Milone was hired in June 2015 to be the first auditor general of a new office responsible for auditing the books of any Vatican office and would report directly to the pope. After his resignation in 2017, he publicly stated that he was forced to resign because of a campaign launched against him by opponents of Pope Francis' financial reforms.

The Vatican press office responded to the comments by saying that Milone, "going outside his competencies, illegally hired an external company to undertake investigative activities about the private lives of representatives of the Holy See."

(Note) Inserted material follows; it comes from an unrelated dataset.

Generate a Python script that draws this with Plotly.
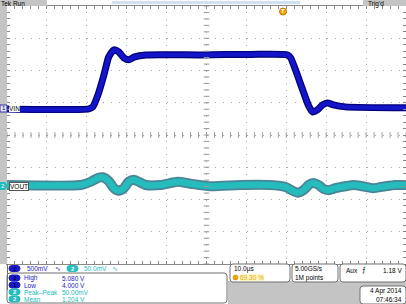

According to the court ruling issued late Jan. 24, Milone claimed that Cardinal Angelo Becciu, then an official in the Vatican Secretariat of State, informed him that he was under investigation for gathering confidential information about members of the Roman Curia for blackmail purposes. He said a search order was carried out against him by the Vatican gendarmes and among the documents found in his office was a document related to Becciu's pension contributions, which was provided to Milone by an outside computer recovery specialist and judged to be outside the purview of the auditor general. Milone then said that he and his deputy were both "forced to resign" in the face of threats made by Vatican police.  

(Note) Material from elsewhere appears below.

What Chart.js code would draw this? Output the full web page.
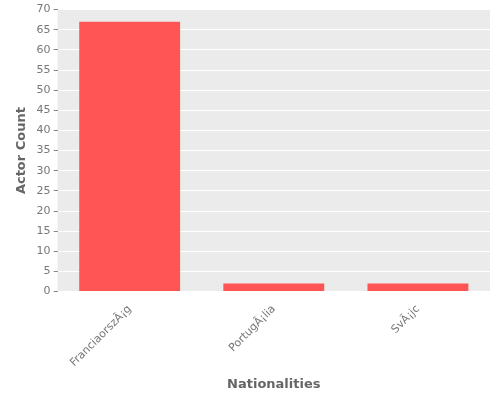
<!DOCTYPE html><html><head><script src="https://cdn.jsdelivr.net/npm/chart.js"></script>
<style>body{margin:0}#w{width:500px;height:400px}</style></head><body><div id="w"><canvas id="c"></canvas></div>
<script>
const categories=["Franciaország","Portugália","Svájc"];
const counts=[67,2,2];
const bg={id:'bg',beforeDraw(ch){const a=ch.chartArea,x=ch.ctx;x.save();x.fillStyle='#ebebeb';x.fillRect(a.left,a.top,a.right-a.left,a.bottom-a.top);x.restore();}};
new Chart(document.getElementById('c'),{type:'bar',data:{labels:categories,datasets:[{data:counts,backgroundColor:'#ff5555',barPercentage:0.7,categoryPercentage:1}]},
options:{responsive:true,maintainAspectRatio:false,animation:false,layout:{padding:{top:6,right:10,left:10,bottom:4}},
plugins:{legend:{display:false},tooltip:{enabled:false}},
font:{family:'DejaVu Sans'},
scales:{x:{grid:{display:false,drawTicks:true},border:{display:false},ticks:{color:'#777',font:{family:'DejaVu Sans',size:11},maxRotation:45,minRotation:45},
title:{display:true,text:'Nationalities',color:'#666',font:{family:'DejaVu Sans',size:13,weight:'bold'}}},
y:{min:0,max:70,grid:{color:'#ffffff',lineWidth:1,tickColor:'#888',tickLength:4},border:{display:false},ticks:{stepSize:5,color:'#777',font:{family:'DejaVu Sans',size:11}},
title:{display:true,text:'Actor Count',color:'#666',font:{family:'DejaVu Sans',size:13,weight:'bold'}}}}},plugins:[bg]});
</script></body></html>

Milone told Reuters in 2017 that he contacted an external company because he suspected his computer had been tampered with, and that the company found that his computer had been the target of unauthorized access and that spyware had been installed on his secretary's computer.

The Vatican ruling said the Secretariat of State was not culpable for the claims presented by Milone and Panicco and that Becciu was not acting in his official capacity when speaking about or involved in the termination. It added that the attention surrounding the termination which Milone said ruined his reputation was primarily caused by his own engagement with the media.

In a separate Vatican case pending appeal, Becciu was sentenced to five years and six months in prison for his involvement in an investment deal that eventually cost the Vatican as much as $200 million.